March 2nd, 2010 at 5:01 pm
Thank you for taking the time to explore our blog and thank you
especially for taking the time to write such a considered comment. More
than anything else we want our blog (like the live events we curate and
organise) to be a meeting place where people can respond to what they
see.
We like nothing more than a lively debate about what this stuff makes
everyone think and feel.
Fierce has much we would like to say on this subject of ‘why?’ – but we
wondered if anyone else reading this had any responses first?
March 26th, 2010 at 6:03 pm
I love Fierce. I love Birmingham. For me my love of Birmingham is entwined with my growing awareness of Fierce. Whilst I was studying at Uni I was aware that Tim Miller was performing Spit Swallow Chew but wasn’t brave enough to go and actually and see an out gay man performing because someone might have guessed that I too was a gay man.
I got up close and personal with Chris Green in The Dressed locked away in the dressing rooms. As I gingerly stepped along the corridor towards the location of the performance the cast of Fame dashed past me whooping to their curtain up.
I stood, stared upwards at the Birdman alongside bemused shoppers early one morning.

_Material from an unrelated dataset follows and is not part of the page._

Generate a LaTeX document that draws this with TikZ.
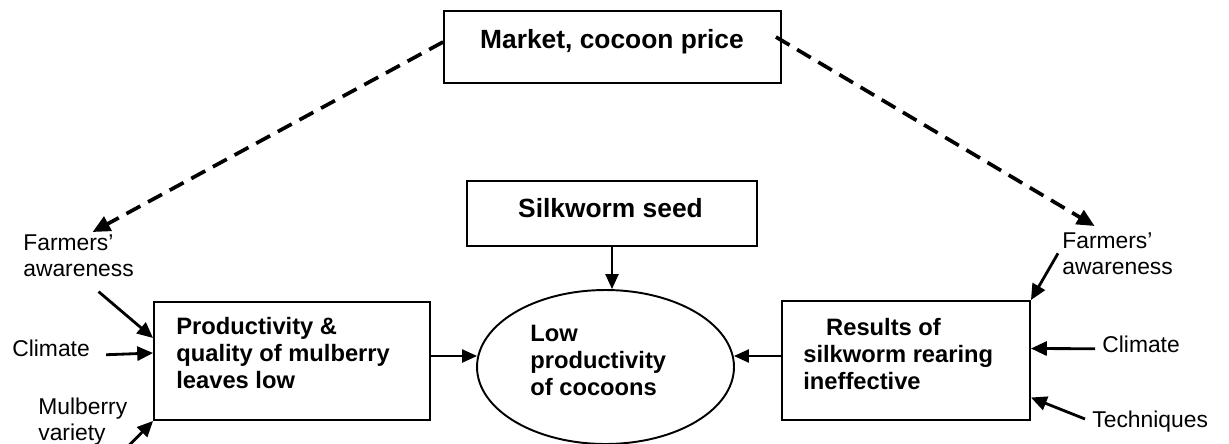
\documentclass[tikz,border=0pt]{standalone}
\usepackage{fontspec}
\setmainfont{Liberation Sans}
\usetikzlibrary{calc}
\usetikzlibrary{arrows.meta}
\usetikzlibrary{shapes.geometric}
\tikzstyle{box}=[draw, line width=1.1pt, inner sep=0pt]
\tikzstyle{title}=[font=\fontsize{15}{18}\selectfont\bfseries, anchor=base, inner sep=0pt]
\tikzstyle{boxtext}=[font=\fontsize{13.5}{15.4}\selectfont\bfseries, align=left, anchor=north west, inner sep=0pt]
\tikzstyle{factor}=[font=\fontsize{13}{14.8}\selectfont, align=left, anchor=north west, inner sep=0pt]
\tikzstyle{cause}=[-{Triangle[length=9pt, width=8pt]}, line width=1.6pt]
\tikzstyle{link}=[-{Triangle[length=8.5pt, width=7.5pt]}, line width=0.9pt]
\tikzstyle{influence}=[-{Triangle[length=10pt, width=9pt]}, line width=2.1pt, dash pattern=on 9pt off 5pt]

\begin{document}
\begin{tikzpicture}[x=0.02cm, y=-0.02cm]
    \useasboundingbox (0, 0) rectangle (1229, 443);

    \node [box, minimum width=6.74cm, minimum height=1.44cm] (market) at (612.5, 47) {};
    \node [title] (markettext) at (612, 48) {Market, cocoon price};

    \node [box, minimum width=5.8cm, minimum height=1.3cm] (seed) at (612, 213.5) {};
    \node [title] (seedtext) at (610.5, 217) {Silkworm seed};

    \node [box, ellipse, minimum width=5.14cm, minimum height=3.08cm] (crop) at (605.5, 367) {};
    \node [boxtext] (croptext) at (530, 325) {Low\\productivity\\of cocoons};

    \node [box, minimum width=5.52cm, minimum height=2.36cm] (leaf) at (292, 361) {};
    \node [boxtext] (leaftext) at (176, 317) {Productivity \&\\quality of mulberry\\leaves low};

    \node [box, minimum width=4.96cm, minimum height=2.38cm] (rear) at (906, 360.5) {};
    \node [boxtext] (reartext) at (803, 318) {\hspace{13pt}Results of\\silkworm rearing\\ineffective};

    \node [factor] (farmL) at (23, 234) {Farmers’\\awareness};
    \node [factor] (climL) at (12, 340) {Climate};
    \node [factor] (mulbL) at (38, 398) {Mulberry\\variety};
    \node [factor] (farmR) at (1062, 232) {Farmers’\\awareness};
    \node [factor] (climR) at (1102, 336) {Climate};
    \node [factor] (techR) at (1092, 411) {Techniques};

    \draw [influence] ($(market.west)+(0, -5)$) -- ($(farmL.north)+(14, -2)$);
    \draw [influence] ($(market.east)+(-6, -10)$) -- ($(farmR.north)+(-23, -6)$);

    \draw [link] (seed.south) -- (seed.south |- crop.north);
    \draw [link] ($(leaf.east)+(0, -5)$) -- ($(crop.west)+(1, -11)$);
    \draw [link] ($(rear.west)+(0, -4.5)$) -- ($(crop.east)+(-1, -11)$);

    \draw [cause] ($(farmL.south)+(20, 15)$) -- ($(leaf.west)+(0, -23)$);
    \draw [cause] ($(climL.east)+(16, 6)$) -- ($(leaf.west)+(0, -8)$);
    \draw [cause] ($(mulbL.south east)+(-2, 3)$) -- (leaf.south west);

    \draw [cause] ($(farmR.west)+(-4, 0)$) -- (rear.north east);
    \draw [cause] ($(climR.west)+(-7, 4)$) -- ($(rear.east)+(0, -12)$);
    \draw [cause] ($(techR.west)+(-7, -3)$) -- ($(rear.east)+(0, 37)$);
\end{tikzpicture}
\end{document}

Feathers floating down towards my shining smiling face as the thought “Only in Birmingham” danced across my braincells.
Fierce does more than just play with spaces around Birmingham and the West Midlands. It burns those experiences into the concrete, into the walls of buildings. I like it’s fleeting nature, I like that it’s a bit of a seekrit, a bit weird and bit, you know, out there. (Wherever there *is*)
I’m sorry that the bloggerati didn’t answer the question of “what is fierce?”. My answer is a deeply personal, fragmented, kaleidoscopic view of the “festival” (but it’s so much more than just an arts festival, it’s transgressive, naughty, playful, weird).
For me Fierce has been a bit like an older sister who, when you’ve organised a party, helps mix delicious cocktails that get you roaring, steaming drunk, brings her impossibly cool friends to hang out in the kitchen eating directly from the fridge but hangs around the next morning to clear up, show you photos of yourself drunkenly dancing and makes sure your Mum and Dad never find out.
Fierce is my naughty older sister with purple hair and a tutu and silver doc martin boots who takes me out of myself, shows me a great time and makes sure I get home in one piece.
April 13th, 2010 at 9:15 pm
I can relate to both of the above posts. I saw a Fierce programme a couple of years back and it sounded interesting but there was no context, no intro to say how to frame all this stuff. I don’t need a full WIIFM (what’s in it for me) aka Why? but I do need a bit more info as a newbie to get me out of my seat.
On the other hand the weird and wonderful things I read about in that brochure have stayed with me and I have talked about them.
Hopefully one day I will get to a Fierce event, now that I too have moved from London to Brum as the directors have done.
PS I don’t know if this is to do with the ballplay on the side bars but the comments box keeps jamming. You have to tab through the boxes to refresh it. Anyone else got this problem (or finding the balls distracting?!)